Their subsequent relegation was an almost inevitable karmic response; few would be surprised, or even would care, were Brighton to maintain this trend.
It is a familiar career trope for the manager, now. Deemed capable enough of calmly assuring solidity exceeding the expectations of many, before being ruthlessly discarded when those ambitions suddenly somehow fall short of the expectations of the few.
After all, Brighton, whatever one might think of Norwich or Newcastle - at least the latter have some sepia-tinted glories to tempt their illusions of grandeur - are more familiar with occupying the gutter than the galaxy of stars with which they shared the pitch last Sunday.
Indeed, it is only 15 years since they almost toppled into extinction; less than a decade ago, they were an anonymous, homeless presence in an athletics stadium playing in front of 8,000 people in League Two.
Before Hughton was appointed, they were on the verge of returning to that third tier of football until he earned them promotion and, until yesterday, assuring them of their status for a third successive season in the top-flight. In 118 years, they had only spent four of them in the higher echelon of English football.
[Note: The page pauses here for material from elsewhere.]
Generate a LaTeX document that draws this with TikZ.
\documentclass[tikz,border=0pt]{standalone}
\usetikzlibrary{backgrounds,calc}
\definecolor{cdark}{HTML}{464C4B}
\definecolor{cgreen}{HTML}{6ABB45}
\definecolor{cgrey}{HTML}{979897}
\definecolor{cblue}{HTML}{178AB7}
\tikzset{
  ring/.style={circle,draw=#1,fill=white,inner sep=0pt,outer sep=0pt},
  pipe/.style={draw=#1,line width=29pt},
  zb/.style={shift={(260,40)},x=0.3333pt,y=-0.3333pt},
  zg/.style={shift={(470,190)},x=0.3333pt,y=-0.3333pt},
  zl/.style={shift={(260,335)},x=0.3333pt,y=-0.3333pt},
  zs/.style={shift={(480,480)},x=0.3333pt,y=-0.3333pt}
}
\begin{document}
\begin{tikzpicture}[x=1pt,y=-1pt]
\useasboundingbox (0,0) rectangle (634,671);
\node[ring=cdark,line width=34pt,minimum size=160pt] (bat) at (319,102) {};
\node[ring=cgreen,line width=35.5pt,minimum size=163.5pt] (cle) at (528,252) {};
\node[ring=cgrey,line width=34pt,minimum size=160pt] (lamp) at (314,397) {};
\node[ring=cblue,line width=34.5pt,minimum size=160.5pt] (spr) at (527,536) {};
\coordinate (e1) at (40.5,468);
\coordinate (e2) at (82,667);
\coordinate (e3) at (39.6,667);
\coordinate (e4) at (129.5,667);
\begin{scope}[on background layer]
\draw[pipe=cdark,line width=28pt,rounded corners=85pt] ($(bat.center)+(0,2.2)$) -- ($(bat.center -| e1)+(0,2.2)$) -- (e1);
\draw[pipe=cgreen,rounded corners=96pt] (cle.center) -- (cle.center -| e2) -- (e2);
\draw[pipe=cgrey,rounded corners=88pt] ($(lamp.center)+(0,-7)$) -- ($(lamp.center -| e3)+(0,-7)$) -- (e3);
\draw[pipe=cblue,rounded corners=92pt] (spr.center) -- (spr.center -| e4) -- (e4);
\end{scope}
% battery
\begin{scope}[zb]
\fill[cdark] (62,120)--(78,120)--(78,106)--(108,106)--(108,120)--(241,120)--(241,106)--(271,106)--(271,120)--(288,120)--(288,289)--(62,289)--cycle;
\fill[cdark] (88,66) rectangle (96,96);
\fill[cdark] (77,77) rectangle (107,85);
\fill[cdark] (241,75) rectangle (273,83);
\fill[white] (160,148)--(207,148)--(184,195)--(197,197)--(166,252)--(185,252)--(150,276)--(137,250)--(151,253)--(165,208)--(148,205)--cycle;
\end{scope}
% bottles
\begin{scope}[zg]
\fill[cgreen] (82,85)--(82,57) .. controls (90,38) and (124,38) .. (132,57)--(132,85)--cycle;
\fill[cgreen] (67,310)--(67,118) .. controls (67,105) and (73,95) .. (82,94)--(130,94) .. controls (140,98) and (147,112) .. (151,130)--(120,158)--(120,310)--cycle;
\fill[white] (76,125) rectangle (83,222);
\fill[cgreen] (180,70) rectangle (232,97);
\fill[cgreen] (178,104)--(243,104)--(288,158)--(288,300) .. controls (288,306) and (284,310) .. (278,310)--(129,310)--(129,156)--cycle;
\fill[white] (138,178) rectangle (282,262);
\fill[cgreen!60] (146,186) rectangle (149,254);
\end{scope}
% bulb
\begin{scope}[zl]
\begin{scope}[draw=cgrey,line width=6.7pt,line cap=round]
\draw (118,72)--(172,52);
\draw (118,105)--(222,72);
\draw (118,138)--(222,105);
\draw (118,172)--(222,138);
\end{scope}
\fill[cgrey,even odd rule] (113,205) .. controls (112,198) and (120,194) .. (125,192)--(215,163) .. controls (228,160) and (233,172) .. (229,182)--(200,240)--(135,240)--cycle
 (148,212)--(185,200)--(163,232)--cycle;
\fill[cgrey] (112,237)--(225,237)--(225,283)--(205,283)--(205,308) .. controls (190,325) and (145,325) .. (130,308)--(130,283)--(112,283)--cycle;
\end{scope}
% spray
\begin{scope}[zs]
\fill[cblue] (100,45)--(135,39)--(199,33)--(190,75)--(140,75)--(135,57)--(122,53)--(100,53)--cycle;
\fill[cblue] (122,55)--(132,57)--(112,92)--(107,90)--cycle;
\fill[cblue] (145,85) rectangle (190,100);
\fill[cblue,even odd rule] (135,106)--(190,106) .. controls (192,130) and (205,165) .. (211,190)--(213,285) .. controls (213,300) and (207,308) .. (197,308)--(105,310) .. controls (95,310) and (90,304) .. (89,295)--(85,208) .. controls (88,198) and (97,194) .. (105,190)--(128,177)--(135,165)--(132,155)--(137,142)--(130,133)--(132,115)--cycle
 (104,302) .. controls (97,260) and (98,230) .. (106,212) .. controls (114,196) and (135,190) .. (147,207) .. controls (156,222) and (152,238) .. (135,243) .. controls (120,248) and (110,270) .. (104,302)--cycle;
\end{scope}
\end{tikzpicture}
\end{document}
Clearly, though, Brighton believe they can do better, perhaps dazzled by the dizzying play produced by the champions on their home patch last Sunday.
True, Hughton would not necessarily be the first manager one might point to as being an author of the type of football produced by Pep Guardiola but then again he has never claimed to be, nor have those who have employed him wanted him to. Or not, at least, until, their heads are turned by apparently impossible aspirations, far beyond their station.
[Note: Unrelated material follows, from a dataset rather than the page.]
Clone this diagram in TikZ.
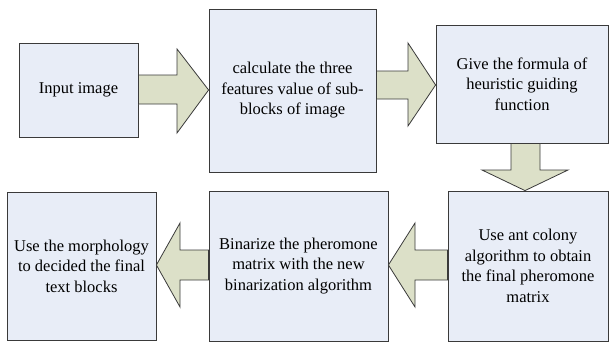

Brighton, in ignoring Hughton's history and their own, instead panicked after a horrendous run of three wins in 23 games.
The Irishman's deviation towards conservatism seemed to grip his side with inertia; Iranian Alireza Jahanbakhsh, a record signing, failed to score.
Jurgen Locadia scored twice, a former record signing Jose Izquierdo none; a veteran, Glenn Murray, and a centre-back, Shane Duffy, represented the chief goal-getters.
Murray's pleading to alter his side's defensive style fell upon deaf ears, something which also happened at Norwich; intransigence in the dressing-room swiftly prompted action in the boardroom.
Style, not substance, in the eye of the beholders, stunted the club's faith in the manager, even if not expressed publicly; only last month, indeed, the CEO reiterated faith in Hughton's calm assurance.
Clearly, the club's owner was already plotting a quite different path, not deeming Sunday's assurance of Premier League safety a "celebration", as Hughton did, rather a cause for concern.
Already, the talk is of Graham Potter's appointment, the vibrant young manager who will introduce the sweeping, passing football desirous of those who until so recently didn't have a home to play any football in.
And Potter's influence might bear some fruit, initially at least, but one wonders how soon the supporters who called for Hughton's head might one day pine for his careful and cultivated control.
Mark Lawrenson pithily decreed Hughton was a Championship manager and his cutting words betray some truth; then again, the bottom tier of the Premier League is, aside from its over-valued rewards, effectively the same standard as the Championship, far removed from the other-worldly top six cohort.
Once deemed a suitable Irish candidate - and if Mick McCarthy is suitable enough so should Hughton be - the FAI's clumsy succession policy will put paid to that for a while yet.
Instead, Hughton seems primed yet again for a role in reviving a club yearning for the bright lights, before yet again being sacrificed when they become blinded by them.
Hughton is the man clubs hire when they wish for something careful and fire when they forget to be careful what they are wishing for.